## WORK TO BE COMPLETED
Skip all pictures, then print the remaining material exactly.

## DATASET CONTENT
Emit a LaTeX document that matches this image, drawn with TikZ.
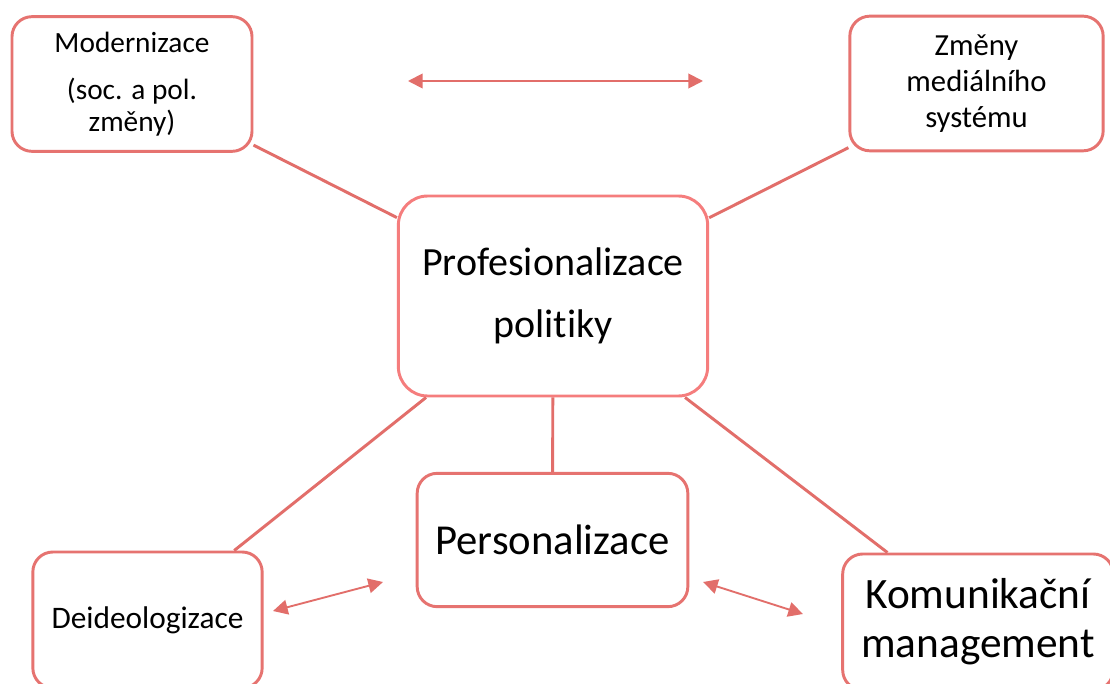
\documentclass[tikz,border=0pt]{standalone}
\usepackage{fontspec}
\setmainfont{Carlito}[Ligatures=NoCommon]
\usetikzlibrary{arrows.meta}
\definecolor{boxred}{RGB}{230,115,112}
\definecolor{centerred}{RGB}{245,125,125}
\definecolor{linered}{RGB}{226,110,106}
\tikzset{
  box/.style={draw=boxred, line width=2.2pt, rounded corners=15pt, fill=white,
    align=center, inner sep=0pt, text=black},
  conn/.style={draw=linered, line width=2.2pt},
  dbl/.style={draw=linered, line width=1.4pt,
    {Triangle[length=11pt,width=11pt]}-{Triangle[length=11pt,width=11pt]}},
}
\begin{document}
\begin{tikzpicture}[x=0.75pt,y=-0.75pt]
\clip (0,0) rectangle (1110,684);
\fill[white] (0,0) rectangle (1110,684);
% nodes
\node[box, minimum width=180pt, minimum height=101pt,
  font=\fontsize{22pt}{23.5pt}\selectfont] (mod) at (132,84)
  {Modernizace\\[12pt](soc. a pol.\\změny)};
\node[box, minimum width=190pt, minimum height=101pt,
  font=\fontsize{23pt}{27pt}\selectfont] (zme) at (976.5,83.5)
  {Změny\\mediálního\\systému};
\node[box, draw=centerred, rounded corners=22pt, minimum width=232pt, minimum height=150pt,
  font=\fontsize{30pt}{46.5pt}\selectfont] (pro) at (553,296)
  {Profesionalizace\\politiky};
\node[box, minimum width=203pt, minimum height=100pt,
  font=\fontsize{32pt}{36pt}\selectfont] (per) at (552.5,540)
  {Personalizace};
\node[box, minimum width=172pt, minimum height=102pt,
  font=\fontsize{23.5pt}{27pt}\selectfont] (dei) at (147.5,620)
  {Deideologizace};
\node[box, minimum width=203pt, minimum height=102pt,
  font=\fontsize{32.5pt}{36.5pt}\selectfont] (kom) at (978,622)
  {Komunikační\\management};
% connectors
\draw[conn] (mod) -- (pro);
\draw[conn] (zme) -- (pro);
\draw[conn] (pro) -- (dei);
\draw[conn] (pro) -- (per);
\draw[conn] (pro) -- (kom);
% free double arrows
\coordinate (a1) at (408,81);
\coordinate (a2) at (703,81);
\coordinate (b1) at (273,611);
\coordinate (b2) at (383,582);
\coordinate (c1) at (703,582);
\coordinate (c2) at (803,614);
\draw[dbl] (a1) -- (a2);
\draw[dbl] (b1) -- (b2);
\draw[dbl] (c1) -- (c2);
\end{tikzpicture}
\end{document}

## THE SOLUTION
Emit a LaTeX document that matches this image, drawn with TikZ.
\documentclass[tikz,border=0pt]{standalone}
\usepackage{fontspec}
\setmainfont{Carlito}[Ligatures=NoCommon]
\usetikzlibrary{arrows.meta}
\definecolor{boxred}{RGB}{230,115,112}
\definecolor{centerred}{RGB}{245,125,125}
\definecolor{linered}{RGB}{226,110,106}
\tikzset{
  box/.style={draw=boxred, line width=2.2pt, rounded corners=15pt, fill=white,
    align=center, inner sep=0pt, text=black},
  conn/.style={draw=linered, line width=2.2pt},
  dbl/.style={draw=linered, line width=1.4pt,
    {Triangle[length=11pt,width=11pt]}-{Triangle[length=11pt,width=11pt]}},
}
\begin{document}
\begin{tikzpicture}[x=0.75pt,y=-0.75pt]
\clip (0,0) rectangle (1110,684);
\fill[white] (0,0) rectangle (1110,684);
% nodes
\node[box, minimum width=180pt, minimum height=101pt,
  font=\fontsize{22pt}{23.5pt}\selectfont] (mod) at (132,84)
  {Modernizace\\[12pt](soc. a pol.\\změny)};
\node[box, minimum width=190pt, minimum height=101pt,
  font=\fontsize{23pt}{27pt}\selectfont] (zme) at (976.5,83.5)
  {Změny\\mediálního\\systému};
\node[box, draw=centerred, rounded corners=22pt, minimum width=232pt, minimum height=150pt,
  font=\fontsize{30pt}{46.5pt}\selectfont] (pro) at (553,296)
  {Profesionalizace\\politiky};
\node[box, minimum width=203pt, minimum height=100pt,
  font=\fontsize{32pt}{36pt}\selectfont] (per) at (552.5,540)
  {Personalizace};
\node[box, minimum width=172pt, minimum height=102pt,
  font=\fontsize{23.5pt}{27pt}\selectfont] (dei) at (147.5,620)
  {Deideologizace};
\node[box, minimum width=203pt, minimum height=102pt,
  font=\fontsize{32.5pt}{36.5pt}\selectfont] (kom) at (978,622)
  {Komunikační\\management};
% connectors
\draw[conn] (mod) -- (pro);
\draw[conn] (zme) -- (pro);
\draw[conn] (pro) -- (dei);
\draw[conn] (pro) -- (per);
\draw[conn] (pro) -- (kom);
% free double arrows
\coordinate (a1) at (408,81);
\coordinate (a2) at (703,81);
\coordinate (b1) at (273,611);
\coordinate (b2) at (383,582);
\coordinate (c1) at (703,582);
\coordinate (c2) at (803,614);
\draw[dbl] (a1) -- (a2);
\draw[dbl] (b1) -- (b2);
\draw[dbl] (c1) -- (c2);
\end{tikzpicture}
\end{document}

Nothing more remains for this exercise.